L'enquête de la Cour a en effet fait ressortir les lacunes considérables de l'évaluation des interventions scolaires et éducatives en direction des quartiers sensibles. En effet, les dispositifs mis en oeuvre tant par la politique de la ville que par l'éducation nationale ne font pas l'objet d'une évaluation systématique et régulière de leur efficacité et de leur efficience. En ce qui concerne la politique de la ville, le secrétariat général du comité interministériel des villes a indiqué, en réponse aux observations de la Cour, qu'il élaborait actuellement avec l'observatoire national des zones urbaines sensibles (ONZUS) et avec l'Acsé une étude d'impact sur une quinzaine de sites ayant bénéficié de programmes de réussite éducative (PRE). De même, l'Acsé a indiqué qu'elle mettait en place un référentiel commun d'évaluation, utilisable à l'échelle nationale, régionale, départementale et locale, dans le cadre d'un travail en cours avec des réseaux associatifs concernés et certains acteurs locaux (préfectures, inspecteurs d'académie). De telles initiatives restent cependant encore trop limitées.
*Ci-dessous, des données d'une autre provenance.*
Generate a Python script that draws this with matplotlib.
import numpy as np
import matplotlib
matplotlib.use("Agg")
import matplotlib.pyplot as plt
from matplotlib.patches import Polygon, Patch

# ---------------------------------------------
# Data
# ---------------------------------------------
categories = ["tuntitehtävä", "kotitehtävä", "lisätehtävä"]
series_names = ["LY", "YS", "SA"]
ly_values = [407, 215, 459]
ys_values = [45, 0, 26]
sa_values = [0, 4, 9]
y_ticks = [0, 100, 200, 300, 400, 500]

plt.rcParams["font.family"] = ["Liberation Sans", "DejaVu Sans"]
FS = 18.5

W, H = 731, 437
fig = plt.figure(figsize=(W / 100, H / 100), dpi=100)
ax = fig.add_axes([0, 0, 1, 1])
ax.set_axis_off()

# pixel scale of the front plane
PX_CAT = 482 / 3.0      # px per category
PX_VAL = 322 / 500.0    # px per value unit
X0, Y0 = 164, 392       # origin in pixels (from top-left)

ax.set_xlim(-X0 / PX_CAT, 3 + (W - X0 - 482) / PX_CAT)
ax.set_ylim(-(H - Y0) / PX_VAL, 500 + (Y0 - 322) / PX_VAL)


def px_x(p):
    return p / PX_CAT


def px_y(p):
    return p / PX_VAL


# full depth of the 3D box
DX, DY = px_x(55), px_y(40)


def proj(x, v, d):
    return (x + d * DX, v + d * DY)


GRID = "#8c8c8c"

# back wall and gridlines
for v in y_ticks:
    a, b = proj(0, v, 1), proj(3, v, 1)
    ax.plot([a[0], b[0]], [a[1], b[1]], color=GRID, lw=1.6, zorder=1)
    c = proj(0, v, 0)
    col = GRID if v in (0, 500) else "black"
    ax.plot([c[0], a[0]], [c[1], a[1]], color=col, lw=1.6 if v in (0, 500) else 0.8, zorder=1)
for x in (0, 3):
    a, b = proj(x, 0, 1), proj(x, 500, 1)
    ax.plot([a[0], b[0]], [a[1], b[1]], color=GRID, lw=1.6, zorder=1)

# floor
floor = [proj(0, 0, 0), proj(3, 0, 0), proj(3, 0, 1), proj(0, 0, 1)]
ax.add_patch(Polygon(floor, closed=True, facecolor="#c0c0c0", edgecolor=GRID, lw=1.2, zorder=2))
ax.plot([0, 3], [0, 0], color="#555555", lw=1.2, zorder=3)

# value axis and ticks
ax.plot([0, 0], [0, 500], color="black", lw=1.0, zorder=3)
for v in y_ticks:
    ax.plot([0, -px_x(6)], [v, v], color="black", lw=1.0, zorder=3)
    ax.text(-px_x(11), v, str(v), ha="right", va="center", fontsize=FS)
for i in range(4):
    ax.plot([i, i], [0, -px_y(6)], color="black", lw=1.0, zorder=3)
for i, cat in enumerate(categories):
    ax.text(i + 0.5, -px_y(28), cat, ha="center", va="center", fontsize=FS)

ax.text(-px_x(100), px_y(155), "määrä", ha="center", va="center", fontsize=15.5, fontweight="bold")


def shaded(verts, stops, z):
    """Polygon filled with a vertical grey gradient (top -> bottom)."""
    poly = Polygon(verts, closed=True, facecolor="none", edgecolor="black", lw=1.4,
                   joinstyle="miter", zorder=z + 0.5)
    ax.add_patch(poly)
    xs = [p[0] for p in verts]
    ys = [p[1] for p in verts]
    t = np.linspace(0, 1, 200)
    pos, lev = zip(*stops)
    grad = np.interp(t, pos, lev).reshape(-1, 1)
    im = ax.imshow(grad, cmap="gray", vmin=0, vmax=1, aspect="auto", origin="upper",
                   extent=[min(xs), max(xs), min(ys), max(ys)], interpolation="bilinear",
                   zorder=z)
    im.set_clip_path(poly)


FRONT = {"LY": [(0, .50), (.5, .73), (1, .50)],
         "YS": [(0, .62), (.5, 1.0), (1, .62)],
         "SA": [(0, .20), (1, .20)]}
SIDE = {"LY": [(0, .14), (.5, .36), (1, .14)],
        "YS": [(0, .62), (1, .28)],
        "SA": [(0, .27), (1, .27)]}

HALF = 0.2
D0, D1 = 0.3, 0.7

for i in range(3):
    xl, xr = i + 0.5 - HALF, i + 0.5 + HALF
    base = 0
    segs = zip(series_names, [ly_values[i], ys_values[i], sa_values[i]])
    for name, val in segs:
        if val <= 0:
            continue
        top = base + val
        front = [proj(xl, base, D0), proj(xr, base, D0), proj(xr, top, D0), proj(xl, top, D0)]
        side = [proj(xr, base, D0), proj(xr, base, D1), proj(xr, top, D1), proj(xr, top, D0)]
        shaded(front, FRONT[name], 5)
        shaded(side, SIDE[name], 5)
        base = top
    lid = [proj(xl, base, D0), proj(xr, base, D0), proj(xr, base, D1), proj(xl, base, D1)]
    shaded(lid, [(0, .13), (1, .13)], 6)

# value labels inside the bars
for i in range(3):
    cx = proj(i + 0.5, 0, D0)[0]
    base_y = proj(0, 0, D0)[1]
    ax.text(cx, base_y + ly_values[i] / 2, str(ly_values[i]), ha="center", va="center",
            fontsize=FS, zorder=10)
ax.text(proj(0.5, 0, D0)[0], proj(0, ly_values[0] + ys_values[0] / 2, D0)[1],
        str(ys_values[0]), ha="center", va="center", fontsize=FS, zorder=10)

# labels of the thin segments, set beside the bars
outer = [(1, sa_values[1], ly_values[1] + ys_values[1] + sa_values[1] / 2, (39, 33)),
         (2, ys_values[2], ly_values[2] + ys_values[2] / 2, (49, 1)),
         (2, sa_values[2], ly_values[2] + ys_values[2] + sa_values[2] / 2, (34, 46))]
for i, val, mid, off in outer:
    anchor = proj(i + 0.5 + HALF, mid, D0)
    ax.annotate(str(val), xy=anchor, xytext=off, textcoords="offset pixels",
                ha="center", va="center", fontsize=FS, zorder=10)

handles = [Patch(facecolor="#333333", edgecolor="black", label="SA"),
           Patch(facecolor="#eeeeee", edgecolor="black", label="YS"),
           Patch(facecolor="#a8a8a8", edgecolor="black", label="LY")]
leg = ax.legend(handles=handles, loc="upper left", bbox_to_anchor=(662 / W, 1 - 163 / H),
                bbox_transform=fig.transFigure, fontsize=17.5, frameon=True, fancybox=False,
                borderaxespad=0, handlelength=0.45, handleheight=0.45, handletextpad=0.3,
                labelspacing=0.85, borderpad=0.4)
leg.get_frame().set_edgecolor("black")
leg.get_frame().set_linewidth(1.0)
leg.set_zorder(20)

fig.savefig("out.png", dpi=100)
En outre, on peut regretter que, compte tenu de la diversité des pratiques, les résultats de l'ensemble des évaluations ne soient pas regroupés, le moment venu, dans le cadre d'un rapport annuel au Parlement qui porterait sur toutes les interventions scolaires et éducatives en direction des quartiers sensibles, et non plus, comme aujourd'hui, sur le seul programme de réussite éducative relevant de la politique de la ville.

En effet, seules la généralisation de l'évaluation et la diffusion de ses résultats peuvent permettre de rendre régulièrement des arbitrages clairs et justifiés sur le choix des dispositifs les plus efficaces, parmi ceux qui sont mis en oeuvre sur le plan scolaire et éducatif dans les quartiers sensibles.